More optimistically, the FSCA does seem aware that overregulation could stifle innovation, especially among smaller players. There’s an implicit recognition that the regulator must evolve alongside the industry — not stand in its way. Whether it can do so without expanding its bureaucracy or slowing the pace of reform remains to be seen.
What to Expect Between Now and 2028
If you are a fintech founder, expect the following between now and 2028:
- New Licensing Regimes: Especially under the COFI Bill. If you’re not licensed already, you will be soon — or you’ll be asked to explain why.
- More Data Requests: The IRS will enable the FSCA to demand better, faster, more granular information. Prepare your compliance teams accordingly.
- Crypto and Open Finance Frameworks: These will move from draft guidance to hard rules.
- ESG Pressure: Fintechs may soon have to demonstrate not just financial soundness, but environmental and social credentials too.
- Greater Inter-agency Coordination: The FSCA will work more closely with the Prudential Authority and other bodies. Expect more consistent — but perhaps more demanding — oversight.
Final Thought
South Africa’s financial regulators are no longer merely catching up to fintechs — they are trying to outpace them.

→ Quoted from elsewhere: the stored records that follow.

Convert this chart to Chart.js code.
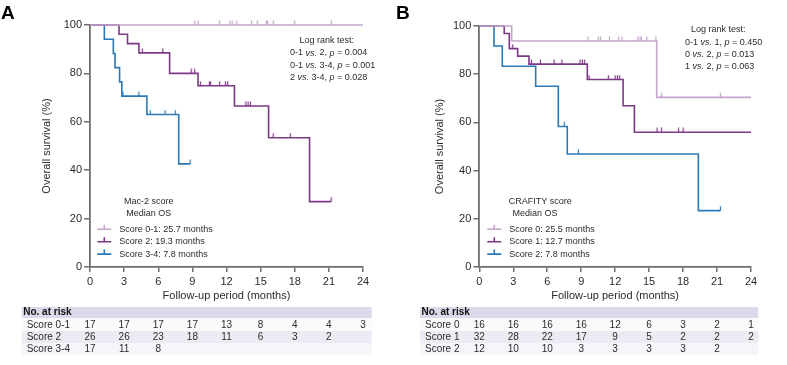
<!DOCTYPE html>
<html>
<head>
<meta charset="utf-8">
<script src="https://cdn.jsdelivr.net/npm/chart.js@4.4.0/dist/chart.umd.min.js"></script>
<style>
  html, body { margin: 0; padding: 0; background: #fff; }
  #wrap { position: relative; width: 787px; height: 365px; }
  canvas { position: absolute; top: 0; }
  #chartA { left: 0; }
  #chartB { left: 393px; }
</style>
</head>
<body>
<div id="wrap">
  <canvas id="chartA" width="393" height="365"></canvas>
  <canvas id="chartB" width="394" height="365"></canvas>
</div>
<script>
const monthTicks = [0, 3, 6, 9, 12, 15, 18, 21, 24];
const survivalTicks = [0, 20, 40, 60, 80, 100];
const seriesColors = ['#c6a4cd', '#7c3886', '#2a79b6'];

// Panel A: Mac-2 score
const macLabels = ['Score 0-1', 'Score 2', 'Score 3-4'];
const macMedians = ['25.7 months', '19.3 months', '7.8 months'];
const macTimes01 = [0, 24];
const macSurv01 = [100, 100];
const macCens01 = [9.2, 9.5, 11.4, 12.3, 12.5, 12.9, 14.2, 14.7, 15.5, 15.6, 16.1, 18.0, 21.2];
const macTimes2 = [0, 2.55, 3.3, 4.3, 7.0, 9.5, 12.7, 15.7, 19.3, 21.2];
const macSurv2 = [100, 96.2, 92.3, 88.5, 80.0, 74.9, 66.5, 53.4, 27.0, 27.0];
const macCens2 = [4.6, 6.4, 8.9, 9.2, 9.7, 10.5, 10.6, 11.4, 11.9, 12.1, 13.7, 13.9, 14.1, 16.1, 17.6, 21.2];
const macTimes34 = [0, 1.26, 2.05, 2.2, 2.6, 2.8, 5.0, 7.8, 8.8];
const macSurv34 = [100, 94.1, 88.2, 82.4, 76.5, 70.6, 63.0, 42.6, 42.6];
const macCens34 = [2.9, 4.3, 5.3, 6.6, 7.5, 8.8];
const macRisk01 = [17, 17, 17, 17, 13, 8, 4, 4, 3];
const macRisk2 = [26, 26, 23, 18, 11, 6, 3, 2];
const macRisk34 = [17, 11, 8];
const macLogRank = ['0-1 *vs.* 2, *p* = 0.004', '0-1 *vs.* 3-4, *p* = 0.001', '2 *vs.* 3-4, *p* = 0.028'];

// Panel B: CRAFITY score
const crafLabels = ['Score 0', 'Score 1', 'Score 2'];
const crafMedians = ['25.5 months', '12.7 months', '7.8 months'];
const crafTimes0 = [0, 2.86, 15.67, 24];
const crafSurv0 = [100, 93.8, 70.4, 70.4];
const crafCens0 = [9.6, 10.5, 10.7, 11.5, 12.3, 12.6, 14.0, 14.2, 14.3, 14.8, 15.6, 16.1, 21.3];
const crafTimes1 = [0, 2.2, 2.65, 3.39, 4.39, 9.54, 12.7, 13.7, 24];
const crafSurv1 = [100, 96.9, 90.6, 87.5, 84.2, 77.8, 66.9, 55.9, 55.9];
const crafCens1 = [2.95, 4.6, 5.4, 6.6, 7.3, 8.9, 9.1, 9.3, 9.7, 11.4, 12.0, 12.2, 12.4, 15.7, 16.1, 17.6, 18.0];
const crafTimes2 = [0, 1.3, 2.03, 4.98, 6.98, 7.77, 19.35, 21.3];
const crafSurv2 = [100, 91.7, 83.3, 75.0, 58.3, 46.9, 23.4, 23.4];
const crafCens2 = [7.5, 8.75, 21.3];
const crafRisk0 = [16, 16, 16, 16, 12, 6, 3, 2, 1];
const crafRisk1 = [32, 28, 22, 17, 9, 5, 2, 2, 2];
const crafRisk2 = [12, 10, 10, 3, 3, 3, 3, 2];
const crafLogRank = ['0-1 *vs.* 1, *p* = 0.450', '0 *vs.* 2, *p* = 0.013', '1 *vs.* 2, *p* = 0.063'];

const FONT = '"Liberation Sans", Arial, Helvetica, sans-serif';
const TEXT = '#2b2b2b';
const AXIS = '#6e6e6e';

function survAt(times, surv, t) {
    let s = surv[0];
    for (let i = 0; i < times.length; i++) {
        if (times[i] <= t) s = surv[i];
    }
    return s;
}

// small upward tick used for censored observations
function censorMark(color) {
    const c = document.createElement('canvas');
    c.width = 3;
    c.height = 10;
    const g = c.getContext('2d');
    g.strokeStyle = color;
    g.lineWidth = 1.2;
    g.beginPath();
    g.moveTo(1.5, 0.5);
    g.lineTo(1.5, 5);
    g.stroke();
    return c;
}

function drawRich(ctx, str, x, y, size) {
    const parts = str.split('*');
    let cx = x;
    parts.forEach((p, i) => {
        ctx.font = (i % 2 ? 'italic ' : '') + size + 'px ' + FONT;
        ctx.fillText(p, cx, y);
        cx += ctx.measureText(p).width;
    });
}

const kmExtras = {
    id: 'kmExtras',
    afterDraw(chart, args, opts) {
        const ctx = chart.ctx;
        const x = chart.scales.x;
        ctx.save();
        ctx.fillStyle = '#000';
        ctx.textBaseline = 'middle';

        // panel letter
        ctx.font = 'bold 19px ' + FONT;
        ctx.textAlign = 'left';
        ctx.fillText(opts.letter, opts.letterX, 14);

        // log rank block
        ctx.fillStyle = TEXT;
        ctx.font = '9px ' + FONT;
        ctx.textAlign = 'center';
        ctx.fillText('Log rank test:', opts.logRank.cx, opts.logRank.y);
        ctx.textAlign = 'left';
        opts.logRank.lines.forEach((l, i) => {
            drawRich(ctx, l, opts.logRank.x, opts.logRank.y + 12.3 * (i + 1), 9);
        });

        // legend block
        const lg = opts.legend;
        ctx.font = '9px ' + FONT;
        ctx.textAlign = 'center';
        ctx.fillText(lg.title, lg.titleX, 202);
        ctx.fillText('Median OS', lg.medX, 214);
        ctx.textAlign = 'left';
        lg.labels.forEach((lab, i) => {
            const y = 229.3 + i * 12.4;
            ctx.strokeStyle = seriesColors[i];
            ctx.lineWidth = 1.6;
            ctx.beginPath();
            ctx.moveTo(lg.symX, y);
            ctx.lineTo(lg.symX + 14, y);
            ctx.moveTo(lg.symX + 7, y);
            ctx.lineTo(lg.symX + 7, y - 4.5);
            ctx.stroke();
            ctx.fillText(lab + ': ' + lg.medians[i], lg.textX, y);
        });

        // number at risk table
        const tb = opts.table;
        const rows = [[307, 318, '#dcd9ea'], [318, 331, '#fafafc'], [331, 343, '#ecebf4'], [343, 355, '#f6f5fa']];
        rows.forEach(([y0, y1, c]) => {
            ctx.fillStyle = c;
            ctx.fillRect(tb.left, y0, tb.right - tb.left, y1 - y0);
        });
        ctx.fillStyle = '#111';
        ctx.font = 'bold 10px ' + FONT;
        ctx.fillText('No. at risk', tb.left + 1.5, 312.5);
        ctx.font = '10px ' + FONT;
        ctx.fillStyle = TEXT;
        tb.rows.forEach((vals, r) => {
            const y = [325.3, 337.3, 349][r];
            ctx.textAlign = 'left';
            ctx.fillText(lg.labels[r], tb.labelX, y);
            ctx.textAlign = 'center';
            vals.forEach((v, i) => {
                ctx.fillText(String(v), x.getPixelForValue(monthTicks[i]), y);
            });
        });
        ctx.restore();
    }
};

function makeKmChart(id, cfg) {
    const datasets = [];
    cfg.series.forEach((s, i) => {
        datasets.push({
            type: 'line',
            data: s.times.map((t, k) => ({ x: t, y: s.surv[k] })),
            stepped: true,
            borderColor: seriesColors[i],
            borderWidth: 1.6,
            pointRadius: 0,
            fill: false,
            clip: false
        });
        datasets.push({
            type: 'scatter',
            data: s.censored.map(t => ({ x: t, y: survAt(s.times, s.surv, t) })),
            pointStyle: censorMark(seriesColors[i]),
            pointRadius: 3,
            borderColor: seriesColors[i],
            clip: false
        });
    });

    return new Chart(document.getElementById(id), {
        type: 'line',
        data: { datasets },
        plugins: [kmExtras],
        options: {
            responsive: false,
            animation: false,
            events: [],
            layout: { padding: cfg.padding },
            plugins: {
                legend: { display: false },
                tooltip: { enabled: false },
                kmExtras: cfg.extras
            },
            scales: {
                x: {
                    type: 'linear',
                    min: 0,
                    max: 24,
                    afterBuildTicks: s => { s.ticks = monthTicks.map(v => ({ value: v })); },
                    afterFit: s => { s.height = 36; },
                    grid: { drawOnChartArea: false, color: AXIS, tickLength: 5, lineWidth: 1.5 },
                    border: { color: AXIS, width: 1.8 },
                    ticks: { color: TEXT, font: { family: FONT, size: 11 }, padding: 3 },
                    title: {
                        display: true,
                        text: 'Follow-up period (months)',
                        color: TEXT,
                        font: { family: FONT, size: 11 },
                        padding: 0
                    }
                },
                y: {
                    min: 0,
                    max: 100,
                    afterBuildTicks: s => { s.ticks = survivalTicks.map(v => ({ value: v })); },
                    afterFit: s => { s.width = cfg.yWidth; },
                    grid: { drawOnChartArea: false, color: AXIS, tickLength: 6, lineWidth: 1.5 },
                    border: { color: AXIS, width: 1.8 },
                    ticks: { color: TEXT, font: { family: FONT, size: 11 }, padding: 2 },
                    title: {
                        display: true,
                        text: 'Overall survival (%)',
                        color: TEXT,
                        font: { family: FONT, size: 11 },
                        padding: { top: 40.4, bottom: 0 }
                    }
                }
            }
        }
    });
}

makeKmChart('chartA', {
    yWidth: 90,
    padding: { top: 25, right: 30, bottom: 62, left: 0 },
    series: [
        { times: macTimes01, surv: macSurv01, censored: macCens01 },
        { times: macTimes2, surv: macSurv2, censored: macCens2 },
        { times: macTimes34, surv: macSurv34, censored: macCens34 }
    ],
    extras: {
        letter: 'A',
        letterX: 1,
        logRank: { cx: 326.7, x: 290, y: 40.7, lines: macLogRank },
        legend: { title: 'Mac-2 score', titleX: 148.8, medX: 148.8, symX: 97.3, textX: 119.3, labels: macLabels, medians: macMedians },
        table: { left: 21.7, right: 371.7, labelX: 26.7, rows: [macRisk01, macRisk2, macRisk34] }
    }
});

makeKmChart('chartB', {
    yWidth: 86.3,
    padding: { top: 26, right: 36, bottom: 62, left: 0 },
    series: [
        { times: crafTimes0, surv: crafSurv0, censored: crafCens0 },
        { times: crafTimes1, surv: crafSurv1, censored: crafCens1 },
        { times: crafTimes2, surv: crafSurv2, censored: crafCens2 }
    ],
    extras: {
        letter: 'B',
        letterX: 3,
        logRank: { cx: 325.3, x: 292, y: 30, lines: crafLogRank },
        legend: { title: 'CRAFITY score', titleX: 147.3, medX: 142, symX: 94.3, textX: 116.3, labels: crafLabels, medians: crafMedians },
        table: { left: 27, right: 365.3, labelX: 32, rows: [crafRisk0, crafRisk1, crafRisk2] }
    }
});
</script>
</body>
</html>
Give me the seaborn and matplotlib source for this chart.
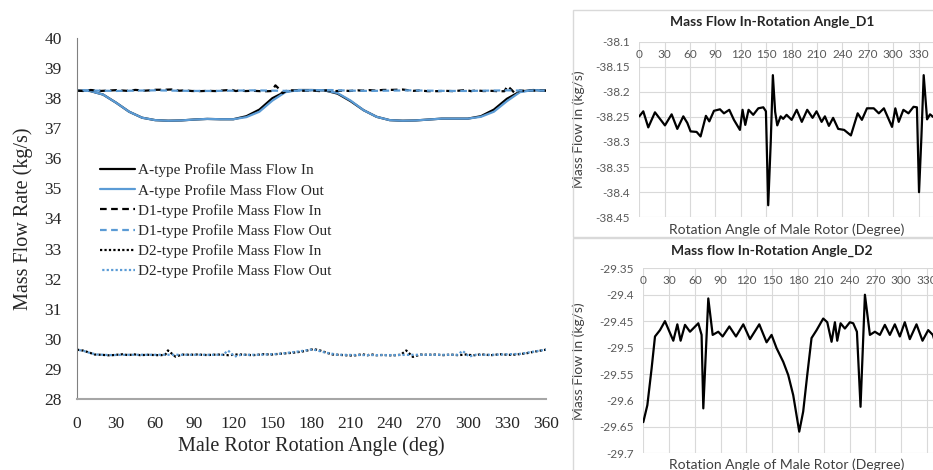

The FSCA’s latest strategy reads like a declaration: it is no longer enough for fintechs to be disruptive, customer-centric, or mission-driven. They must also be compliant, transparent, and aligned with the country’s broader economic goals.
To fintechs, the message is clear: the era of “ask forgiveness, not permission” may be coming to a close. The FSCA isn’t slamming the door shut — but it is installing a camera above it.